** STORED DATA **

──────────

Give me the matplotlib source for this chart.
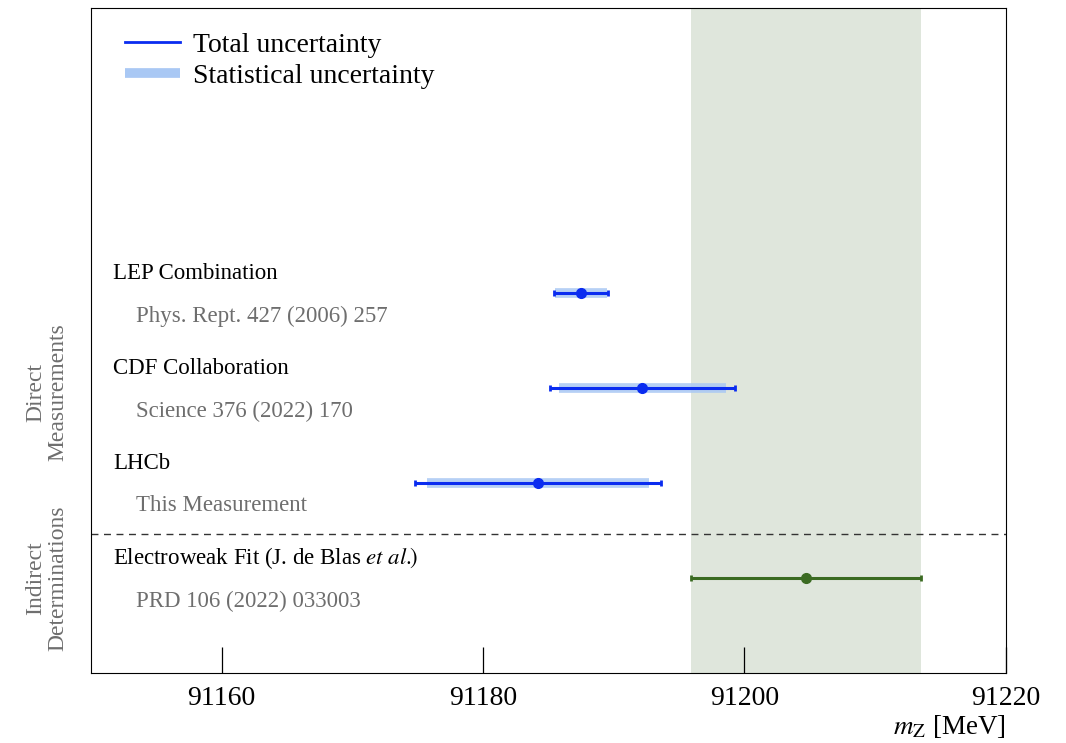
import matplotlib
matplotlib.use("Agg")
import matplotlib.pyplot as plt
from matplotlib.lines import Line2D
from matplotlib.transforms import blended_transform_factory

plt.rcParams['font.family'] = ['Liberation Serif', 'DejaVu Serif']
plt.rcParams['mathtext.fontset'] = 'stix'

# m_Z results [MeV]: central value, total and statistical uncertainty
names = ["LEP Combination", "CDF Collaboration", "LHCb"]
refs = ["Phys. Rept. 427 (2006) 257", "Science 376 (2022) 170", "This Measurement"]
mz = [91187.5, 91192.2, 91184.2]
err_tot = [2.1, 7.1, 9.4]
err_stat = [2.0, 6.4, 8.5]
rows = [4, 3, 2]

ew_name = "Electroweak Fit (J. de Blas $\\mathit{et\\ al.}\\!\\!\\mathrm{)}$"
ew_ref = "PRD 106 (2022) 033003"
ew_mz = 91204.7
ew_err = 8.8
ew_row = 1

blue = "#0a2cf0"
lightblue = "#a9c8f4"
green = "#3b6b22"
grey = "#6e6e6e"

fig = plt.figure(figsize=(10.66, 7.43), dpi=100)
ax = fig.add_axes([0.0854, 0.094, 0.8580, 0.895])

# indirect prediction band
ax.axvspan(ew_mz - ew_err, ew_mz + ew_err, color="#dfe6dc", lw=0, zorder=0)

for y, m, et, es in zip(rows, mz, err_tot, err_stat):
    ax.plot([m - es, m + es], [y, y], color=lightblue, lw=7, alpha=0.85,
            solid_capstyle="butt", zorder=2)
    ax.errorbar(m, y, xerr=et, fmt="o", color=blue, ms=7, elinewidth=2.2,
                capsize=2.5, capthick=2, zorder=3)

ax.errorbar(ew_mz, ew_row, xerr=ew_err, fmt="o", color=green, ms=7,
            elinewidth=2.2, capsize=2.5, capthick=2, zorder=3)

ax.axhline(1.47, color="#333333", lw=1, ls=(0, (5, 4)))

trans = blended_transform_factory(ax.transAxes, ax.transData)
for y, n, r in zip(rows + [ew_row], names + [ew_name], refs + [ew_ref]):
    ax.text(0.024, y + 0.21, n, transform=trans, fontsize=16.5, va="center",
            color="black")
    ax.text(0.049, y - 0.24, r, transform=trans, fontsize=16.5, va="center",
            color=grey)

fig.text(0.044, (743 - 392) / 743, "Direct\nMeasurements", rotation=90,
         ha="center", va="center", fontsize=17, color=grey, linespacing=1.05)
fig.text(0.044, (743 - 578) / 743, "Indirect\nDeterminations", rotation=90,
         ha="center", va="center", fontsize=17, color=grey, linespacing=1.05)

ax.set_xlim(91150, 91220)
ax.set_ylim(0, 7)
ax.set_xticks([91160, 91180, 91200, 91220])
ax.set_yticks([])
ax.tick_params(axis="x", direction="in", length=19, width=0.9, labelsize=20,
               pad=9)
ax.set_xlabel("$m_{\\mathrm{Z}}$ [MeV]", fontsize=19.5, loc="right",
              labelpad=2)

handles = [Line2D([], [], color=blue, lw=2),
           Line2D([], [], color=lightblue, lw=7, solid_capstyle="butt")]
ax.legend(handles, ["Total uncertainty", "Statistical uncertainty"],
          loc="upper left", bbox_to_anchor=(0.037, 0.964), frameon=False,
          fontsize=20, handlelength=2.0, handletextpad=0.45,
          labelspacing=0.2, borderpad=0, borderaxespad=0)

fig.savefig("out.png", dpi=100)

──────────

** WORK TO COMPLETE **
Ignore the images and quote every line of the listing exactly.

** COMPLETE OUTPUT **
Give me the matplotlib source for this chart.
import matplotlib
matplotlib.use("Agg")
import matplotlib.pyplot as plt
from matplotlib.lines import Line2D
from matplotlib.transforms import blended_transform_factory

plt.rcParams['font.family'] = ['Liberation Serif', 'DejaVu Serif']
plt.rcParams['mathtext.fontset'] = 'stix'

# m_Z results [MeV]: central value, total and statistical uncertainty
names = ["LEP Combination", "CDF Collaboration", "LHCb"]
refs = ["Phys. Rept. 427 (2006) 257", "Science 376 (2022) 170", "This Measurement"]
mz = [91187.5, 91192.2, 91184.2]
err_tot = [2.1, 7.1, 9.4]
err_stat = [2.0, 6.4, 8.5]
rows = [4, 3, 2]

ew_name = "Electroweak Fit (J. de Blas $\\mathit{et\\ al.}\\!\\!\\mathrm{)}$"
ew_ref = "PRD 106 (2022) 033003"
ew_mz = 91204.7
ew_err = 8.8
ew_row = 1

blue = "#0a2cf0"
lightblue = "#a9c8f4"
green = "#3b6b22"
grey = "#6e6e6e"

fig = plt.figure(figsize=(10.66, 7.43), dpi=100)
ax = fig.add_axes([0.0854, 0.094, 0.8580, 0.895])

# indirect prediction band
ax.axvspan(ew_mz - ew_err, ew_mz + ew_err, color="#dfe6dc", lw=0, zorder=0)

for y, m, et, es in zip(rows, mz, err_tot, err_stat):
    ax.plot([m - es, m + es], [y, y], color=lightblue, lw=7, alpha=0.85,
            solid_capstyle="butt", zorder=2)
    ax.errorbar(m, y, xerr=et, fmt="o", color=blue, ms=7, elinewidth=2.2,
                capsize=2.5, capthick=2, zorder=3)

ax.errorbar(ew_mz, ew_row, xerr=ew_err, fmt="o", color=green, ms=7,
            elinewidth=2.2, capsize=2.5, capthick=2, zorder=3)

ax.axhline(1.47, color="#333333", lw=1, ls=(0, (5, 4)))

trans = blended_transform_factory(ax.transAxes, ax.transData)
for y, n, r in zip(rows + [ew_row], names + [ew_name], refs + [ew_ref]):
    ax.text(0.024, y + 0.21, n, transform=trans, fontsize=16.5, va="center",
            color="black")
    ax.text(0.049, y - 0.24, r, transform=trans, fontsize=16.5, va="center",
            color=grey)

fig.text(0.044, (743 - 392) / 743, "Direct\nMeasurements", rotation=90,
         ha="center", va="center", fontsize=17, color=grey, linespacing=1.05)
fig.text(0.044, (743 - 578) / 743, "Indirect\nDeterminations", rotation=90,
         ha="center", va="center", fontsize=17, color=grey, linespacing=1.05)

ax.set_xlim(91150, 91220)
ax.set_ylim(0, 7)
ax.set_xticks([91160, 91180, 91200, 91220])
ax.set_yticks([])
ax.tick_params(axis="x", direction="in", length=19, width=0.9, labelsize=20,
               pad=9)
ax.set_xlabel("$m_{\\mathrm{Z}}$ [MeV]", fontsize=19.5, loc="right",
              labelpad=2)

handles = [Line2D([], [], color=blue, lw=2),
           Line2D([], [], color=lightblue, lw=7, solid_capstyle="butt")]
ax.legend(handles, ["Total uncertainty", "Statistical uncertainty"],
          loc="upper left", bbox_to_anchor=(0.037, 0.964), frameon=False,
          fontsize=20, handlelength=2.0, handletextpad=0.45,
          labelspacing=0.2, borderpad=0, borderaxespad=0)

fig.savefig("out.png", dpi=100)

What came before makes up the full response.